If you’re heading to New York this summer (like I am this week), I’ve highlighted some noteable Ukrainian areas in and around the state to see in your travels:
222 East 6th Street
New York, NY 10003-8201, United States
The Ukrainian Museum is the largest museum in the U.S. committed to acquiring, preserving, exhibiting, and interpreting articles of artistic or historic significance to the rich cultural heritage of Ukrainians. It was founded in 1976 by the Ukrainian National Women’s League of America (UNWLA). Each year, the Museum organizes several exhibitions, publishes accompanying bilingual catalogues, and conducts a wide range of public programming, frequently in collaboration with other museums, educational institutions, and cultural centers.
The Museum’s archives boast more than 30,000 items — photographs, documents, the personal correspondence of noted individuals, playbills, posters, flyers, and the like, all documenting the life, history, and cultural legacy of the Ukrainian people. The history of Ukrainian immigration to the United States, which dates back well over 100 years, is chronicled in the Museum’s rich collection of archival photographs.
One of the latest exhibitions being showcased is Ukraine–Sweden: At the Crossroads of History (17th-18th Centuries). The exhibition explores a pivotal period of European history through the prism of the alliance between Sweden, then a preeminent European power, and Ukraine whose Cossack leaders (Hetmans) were striving to establish an independent state.
144 2nd Avenue
New York, NY 10003-8305, United States
Veselka is a 24-hour restaurant in New York City’s East Village. It was established in 1954 by post-World War II Ukrainian refugees Wolodymyr and Olha Darmochawal and is one of the last of the many Slavic restaurants that once proliferated the neighborhood.
It also has released a cookbook: The Veselka Cookbook: Recipes and Stories from the Landmark Restaurant in New York’s East Village.
119 Avenue A
New York, NY 10009-5820, United States
On one side of this gloriously tacky Ukrainian dive, a brightly lit diner caters to senior citizen locals and NYU students pulling all-nighters over coffee.
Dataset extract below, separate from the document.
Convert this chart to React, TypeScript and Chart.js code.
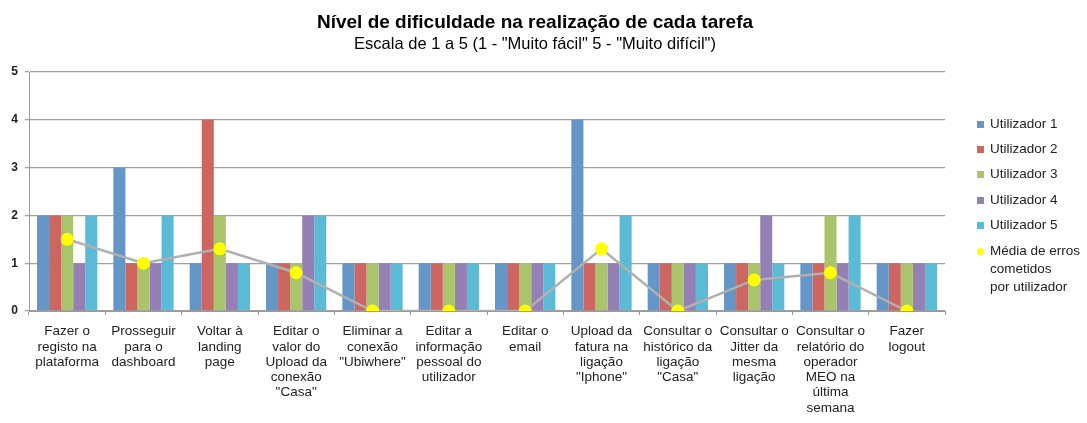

Next door, a kitschy bar and restaurant serves the same greasy, delicious food to a lively crowd of post-collegiate punks on their way to or from the clubs. The ceiling is covered with what looks like red insulation foam; clusters of phallic gourds decorate the walls; and no, that landscape’s not a Rothko, it’s a Rodko.
Soyuzivka – July 16-18
216 Foordmore Rd
Soyuzivka, also known as Suzi-Q or The Q, is a year-round Ukrainian resort and cultural center located in Kerhonkson, New York in the Shawangunk Ridge area south of the Catskill Mountains of upstate New York, providing workshops, seminars, concerts, dance recitals and art exhibits for those interested in learning about Ukraine and its rich culture.
Their annual Ukrainian Cultural Festival is happening this weekend at the resort and will feature bands Hrim, Zrada and Haydamaky.
Rochester Ukrainian Festival – August 12 – 15th
St. Josaphat Ukrainian Catholic Church
Ridge Road East at Stanton Lane
Rochester, New York
The St. Josaphat Ukrainian Festival was established in 1973 as an effort to introduce Ukrainian Arts and Crafts, Ukrainian food, and Ukrainian music and dance to the Rochester community.
The Festival also has a number of vendors who display a variety of Ukrainian Arts and Crafts such as ceramics, embroidery, wood carvings, jewelry and Ukrainian Easter eggs.
Just this weekend Birmingham had it’s Ukrainian Festival:
For more than fifty years Sacred Heart Church in Castle Creek has celebrated their culture with a festival.
This past weekend, more than 2-thousand people attended the Ukrainian Festival.
In addition to the live music, dancing and fresh food, vendors brought a taste of Ukraine back to the United States.
And while some Ukrainians travel thousands of miles to share authentic goods, one man has driven hundreds of miles just to get a taste of the festival.
"he and I are from Oklahoma. We were just on the lake vacationing, but we knew there was a Ukrainian festival and we didn’t want to miss it," said Gary Linsky from Oklahoma.